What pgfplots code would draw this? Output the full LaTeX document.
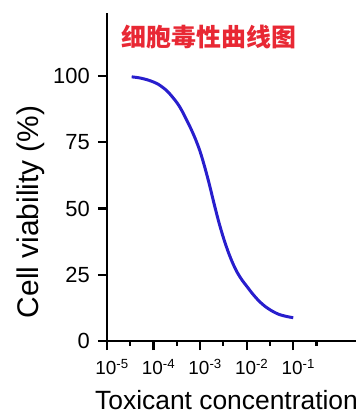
\documentclass[border=0pt]{standalone}
\usepackage{fontspec}
\setmainfont{Liberation Sans}
\newfontfamily\cjk{Noto Sans CJK SC}
\usepackage{pgfplots}
\pgfplotsset{compat=1.18}
\definecolor{curveblue}{RGB}{40,30,205}
\definecolor{titlered}{RGB}{232,40,52}
\begin{document}
\begin{tikzpicture}
\useasboundingbox (-107bp,-75bp) rectangle (257bp,341bp);
\begin{axis}[
  scale only axis,
  width=249bp, height=328bp,
  xmin=-5, xmax=0.348,
  ymin=0, ymax=123.8,
  axis x line=bottom, axis y line=left,
  axis line style={-, line width=2.8pt, black},
  tick align=outside,
  major tick length=9bp,
  minor tick length=4.5bp,
  every tick/.style={black, line width=2.2pt},
  xtick={-5,-4,-3,-2,-1},
  xticklabels={10\textsuperscript{-5},10\textsuperscript{-4},10\textsuperscript{-3},10\textsuperscript{-2},10\textsuperscript{-1}},
  minor xtick={-4.5,-3.5,-2.5,-1.5,-0.5},
  ytick={0,25,50,75,100},
  yticklabels={0,25,50,75,100},
  xticklabel style={font=\fontsize{19}{20}\selectfont, inner sep=0pt, yshift=-9bp, xshift=5bp},
  yticklabel style={font=\fontsize{22}{23}\selectfont, inner sep=0pt, xshift=-8bp},
  xlabel={Toxicant concentration},
  xlabel style={font=\fontsize{26.5}{28}\selectfont, at={(axis description cs:0.48,0)}, anchor=base, yshift=-68bp, inner sep=0pt, text depth=0pt},
  ylabel={Cell viability (\%)},
  ylabel style={font=\fontsize{30}{31}\selectfont, at={(axis description cs:-0.305,0.394)}, anchor=center, inner sep=0pt},
  clip=false,
]
% x = log10(concentration), y = viability (%)
\addplot[curveblue, line width=3pt, smooth, tension=0.5] coordinates {
(-4.47,99.7)
(-4.3,99.3)
(-4.1,98.4)
(-3.9,96.9)
(-3.7,94.2)
(-3.5,90.0)
(-3.4,87.2)
(-3.3,83.8)
(-3.2,80.2)
(-3.1,76.2)
(-3.0,71.5)
(-2.9,65.6)
(-2.8,59.0)
(-2.7,51.8)
(-2.6,45.0)
(-2.5,39.0)
(-2.4,33.8)
(-2.3,29.4)
(-2.2,25.8)
(-2.1,23.0)
(-2.0,20.7)
(-1.9,18.4)
(-1.8,16.3)
(-1.7,14.5)
(-1.6,13.0)
(-1.5,11.8)
(-1.4,10.8)
(-1.3,10.0)
(-1.2,9.5)
(-1.1,9.1)
(-1.0,8.8)
};
\node[text=titlered, font=\cjk\bfseries\fontsize{25}{25}\selectfont, anchor=center, inner sep=0pt] at (axis description cs:0.41,0.927) {细胞毒性曲线图};
\end{axis}
\end{tikzpicture}
\end{document}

#### [Set exercise]
Leave out all pictures, then copy the remaining material exactly.

#### [Finished answer]
What pgfplots code would draw this? Output the full LaTeX document.
\documentclass[border=0pt]{standalone}
\usepackage{fontspec}
\setmainfont{Liberation Sans}
\newfontfamily\cjk{Noto Sans CJK SC}
\usepackage{pgfplots}
\pgfplotsset{compat=1.18}
\definecolor{curveblue}{RGB}{40,30,205}
\definecolor{titlered}{RGB}{232,40,52}
\begin{document}
\begin{tikzpicture}
\useasboundingbox (-107bp,-75bp) rectangle (257bp,341bp);
\begin{axis}[
  scale only axis,
  width=249bp, height=328bp,
  xmin=-5, xmax=0.348,
  ymin=0, ymax=123.8,
  axis x line=bottom, axis y line=left,
  axis line style={-, line width=2.8pt, black},
  tick align=outside,
  major tick length=9bp,
  minor tick length=4.5bp,
  every tick/.style={black, line width=2.2pt},
  xtick={-5,-4,-3,-2,-1},
  xticklabels={10\textsuperscript{-5},10\textsuperscript{-4},10\textsuperscript{-3},10\textsuperscript{-2},10\textsuperscript{-1}},
  minor xtick={-4.5,-3.5,-2.5,-1.5,-0.5},
  ytick={0,25,50,75,100},
  yticklabels={0,25,50,75,100},
  xticklabel style={font=\fontsize{19}{20}\selectfont, inner sep=0pt, yshift=-9bp, xshift=5bp},
  yticklabel style={font=\fontsize{22}{23}\selectfont, inner sep=0pt, xshift=-8bp},
  xlabel={Toxicant concentration},
  xlabel style={font=\fontsize{26.5}{28}\selectfont, at={(axis description cs:0.48,0)}, anchor=base, yshift=-68bp, inner sep=0pt, text depth=0pt},
  ylabel={Cell viability (\%)},
  ylabel style={font=\fontsize{30}{31}\selectfont, at={(axis description cs:-0.305,0.394)}, anchor=center, inner sep=0pt},
  clip=false,
]
% x = log10(concentration), y = viability (%)
\addplot[curveblue, line width=3pt, smooth, tension=0.5] coordinates {
(-4.47,99.7)
(-4.3,99.3)
(-4.1,98.4)
(-3.9,96.9)
(-3.7,94.2)
(-3.5,90.0)
(-3.4,87.2)
(-3.3,83.8)
(-3.2,80.2)
(-3.1,76.2)
(-3.0,71.5)
(-2.9,65.6)
(-2.8,59.0)
(-2.7,51.8)
(-2.6,45.0)
(-2.5,39.0)
(-2.4,33.8)
(-2.3,29.4)
(-2.2,25.8)
(-2.1,23.0)
(-2.0,20.7)
(-1.9,18.4)
(-1.8,16.3)
(-1.7,14.5)
(-1.6,13.0)
(-1.5,11.8)
(-1.4,10.8)
(-1.3,10.0)
(-1.2,9.5)
(-1.1,9.1)
(-1.0,8.8)
};
\node[text=titlered, font=\cjk\bfseries\fontsize{25}{25}\selectfont, anchor=center, inner sep=0pt] at (axis description cs:0.41,0.927) {细胞毒性曲线图};
\end{axis}
\end{tikzpicture}
\end{document}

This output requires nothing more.